Einmarsch nach Mannschaften geordnet wie bei Sportwettkämpfen: Auch das hat in Ferienlagern Tradition und war Teil des Zeremoniells in Songdowon.
"Das ist mein Kindheitstraum"
Iosif aus St. Petersburg ist stolz und aufgeregt, dabei sein zu können: "Das ist eine außergewöhnliche Gelegenheit. Eine so große Chance für mich, weil es 3.500 Teilnehmer gab und nur wenige gewonnen haben", sagt er. "Und wir haben es geschafft, man hat für uns alles bezahlt, wir fahren umsonst."
Andere reizt vor allem das exotische Reiseziel - zum Beispiel Kristina, eine Schülerin aus Woronesch: "Also ich habe in meinem Leben noch nie einen Nordkoreaner gesehen. Ich bin sehr daran interessiert, in die Demokratische Volksrepublik Nordkorea zu fahren. Das ist mein Kindheitstraum."
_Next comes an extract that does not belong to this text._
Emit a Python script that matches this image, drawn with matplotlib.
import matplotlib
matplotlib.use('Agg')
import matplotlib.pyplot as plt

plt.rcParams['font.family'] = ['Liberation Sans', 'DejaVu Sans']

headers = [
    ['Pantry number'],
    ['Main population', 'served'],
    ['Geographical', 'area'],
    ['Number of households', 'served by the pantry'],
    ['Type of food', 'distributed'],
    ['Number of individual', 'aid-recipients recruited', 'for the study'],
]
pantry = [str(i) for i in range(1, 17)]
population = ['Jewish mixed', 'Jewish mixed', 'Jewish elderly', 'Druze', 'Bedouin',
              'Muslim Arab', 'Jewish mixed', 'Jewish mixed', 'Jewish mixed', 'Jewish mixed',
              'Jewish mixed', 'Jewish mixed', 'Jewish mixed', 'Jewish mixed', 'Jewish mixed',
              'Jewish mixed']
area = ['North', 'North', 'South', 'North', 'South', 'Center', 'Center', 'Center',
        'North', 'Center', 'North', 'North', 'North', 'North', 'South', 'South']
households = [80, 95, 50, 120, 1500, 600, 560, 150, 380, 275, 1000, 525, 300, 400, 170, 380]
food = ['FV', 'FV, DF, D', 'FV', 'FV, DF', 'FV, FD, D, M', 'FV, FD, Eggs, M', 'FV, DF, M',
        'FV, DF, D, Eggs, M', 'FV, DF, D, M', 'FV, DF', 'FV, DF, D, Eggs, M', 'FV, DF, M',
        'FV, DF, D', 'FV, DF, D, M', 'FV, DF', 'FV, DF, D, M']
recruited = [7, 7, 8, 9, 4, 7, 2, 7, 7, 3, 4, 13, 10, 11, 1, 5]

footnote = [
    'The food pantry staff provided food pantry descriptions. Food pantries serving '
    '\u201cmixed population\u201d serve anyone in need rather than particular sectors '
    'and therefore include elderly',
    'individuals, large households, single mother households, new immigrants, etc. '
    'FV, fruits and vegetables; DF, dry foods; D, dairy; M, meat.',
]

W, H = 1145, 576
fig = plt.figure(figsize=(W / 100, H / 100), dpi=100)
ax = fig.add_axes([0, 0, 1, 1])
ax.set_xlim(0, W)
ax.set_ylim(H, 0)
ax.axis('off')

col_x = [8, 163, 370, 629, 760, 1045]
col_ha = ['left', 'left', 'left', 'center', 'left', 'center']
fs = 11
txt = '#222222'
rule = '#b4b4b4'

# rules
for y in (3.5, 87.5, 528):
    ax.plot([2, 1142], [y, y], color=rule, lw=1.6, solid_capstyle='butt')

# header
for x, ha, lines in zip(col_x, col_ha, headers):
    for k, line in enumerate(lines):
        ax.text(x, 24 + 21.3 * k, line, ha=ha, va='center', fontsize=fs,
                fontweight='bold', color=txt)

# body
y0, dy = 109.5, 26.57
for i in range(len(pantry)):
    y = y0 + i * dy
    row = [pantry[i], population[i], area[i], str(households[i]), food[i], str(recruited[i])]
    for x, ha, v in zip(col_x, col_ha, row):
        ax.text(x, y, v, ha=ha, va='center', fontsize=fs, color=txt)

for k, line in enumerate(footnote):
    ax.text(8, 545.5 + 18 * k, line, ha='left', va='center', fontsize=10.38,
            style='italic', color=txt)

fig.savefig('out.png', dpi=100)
Das normale Leben in Nordkorea dürften die russischen Jugendlichen wohl kaum kennenlernen. Das Land ist eine abgeschottete Diktatur. Sie präsentiert sich mit dem Lager Songdowon von einer Seite, die vom Lebensalltag der Nordkoreaner Lichtjahre entfernt ist. Ein großer Teil der Bevölkerung lebt unterhalb der Armutsgrenze. Das Privileg eines Besuchs in Songdowon haben ohnehin nur ausgewählte Gäste: Kinder von Parteifunktionären oder Besucher befreundeter Staaten wie China, Syrien oder Nigeria.
Pädagoge: "Ideologische Sache"
Inna Muchina, eine der Organisatorinnen auf russischer Seite, schildert das, was die Jugendlichen in Nordkorea erwartet, in bunten Farben: "Eine gute, unterhaltsame und unvergessliche Zeit wartet auf die Kinder. Sie unternehmen dort Ausflüge nach Pjöngjang, besuchen auch ein Skigebiet, wo sie mit der Seilbahn fahren werden. Sie gehen in den Zoo, sie werden den Palast der Pioniere und Schulkinder besuchen, den Wasserpark, die Rutschen, die Schwimmbäder. Sind beim Russland-Tag und am Korea-Tag dabei. Es gibt russische Küche und Discos."
Aufwendig hatte der nordkoreanische Machthaber Kim Jong Un das Sommerferienlager Songdowon, das seit den 1960er-Jahren existiert, umbauen und renovieren lassen. Seither sind die Unterkünfte in Pastelltönen gehalten, es gibt ein begehbares Aquarium, moderne Schwimmbäder und Fußballplätze, wo sich der Diktator selbst schon im Kreise lachender Kinder hat ablichten lassen.
Das Ferienlager mit dem Tigerkopf-Eingangstor besteht seit den 1960er-Jahren, wurde aufwendig renoviert und umgebaut.
Und so dürfte das Ferienlager in Nordkorea eine Art Kaderschmiede für die russische Elite von morgen sein. Der russische Pädagoge Dima Zicer, mittlerweile im Exil, beschreibt es so: "Das ist eine ideologische Sache, es geht hier um die Einheit und die richtige Art, die eigene Heimat zu lieben. Und in diesem Sinne können talentierte manipulative Erwachsene verrückte Ergebnisse erzielen - sodass sich niemand über alltägliche Dinge wie schlecht verlegtes Linoleum aufregen wird."